See, Crossfire will always make an attempt at scaling no matter what. You can enable a logo to come up in the top right corner of the screen to tell you it's working. However, there are a good few scaling methods for Crossfire and the wrong one will hurt performance a lot. I often found that installing the newer profiles didn't work and continually had to remove my drivers and profiles using DS and start all over again.
I'm not bashing on AMD. Far from it. Those numbers at that price point is absolutely immaculate. But, I do feel that again the only value in the AMD cards is in Crossfire, and I still don't think Crossfire can be relied on completely (having used it myself).

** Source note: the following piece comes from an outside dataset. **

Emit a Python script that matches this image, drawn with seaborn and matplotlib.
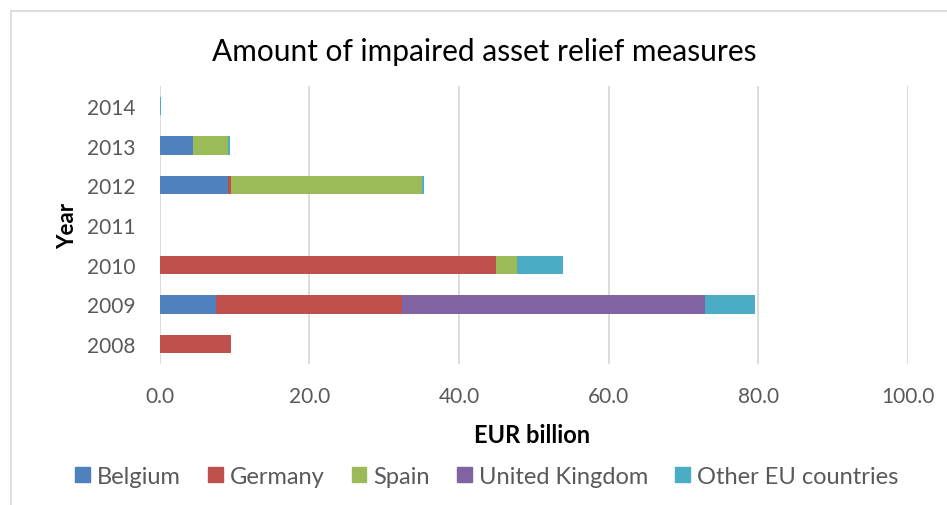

I'd still rather have a single 580 tbh. Tom raised a point (and a very good one !) about once you hit a certain level of performance anything more is just a bit of a waste. Dead right, gimme a 580
Again, wonderful review guys. And again, thanks for getting it to us in a true, honest and timely fashion
I doff my cap
Benching - you can't overlook the fact that if games ran like benching utils, we'd all be drooling all over the place, trying to cram as many cards in a pc case as possible.
Simple thing is, both the camps drivers have hang ups. AMD has the lower quality setting as standard, microstuttering (that I've never seen myself), nVidia has the "return to desktop" feature - which is admirable except when it happens whilst you're playing, and other things others could list. And aslong as the pairings from both of them don't touch single-card single-gpu performance and relative stability for the long run - I'd not touch any of them myself or advise anyone who asks.
Great figures, that, to be fair will get better (AMD & nVidia) each time a driver revision comes out that's been tuned for the game you play. (often without the driver's recognition of the game, your setup will be crap for it)
Meh, dual card/dual gpus don't mean nothing to me outside of benching, but the figures and the graphs always look nice.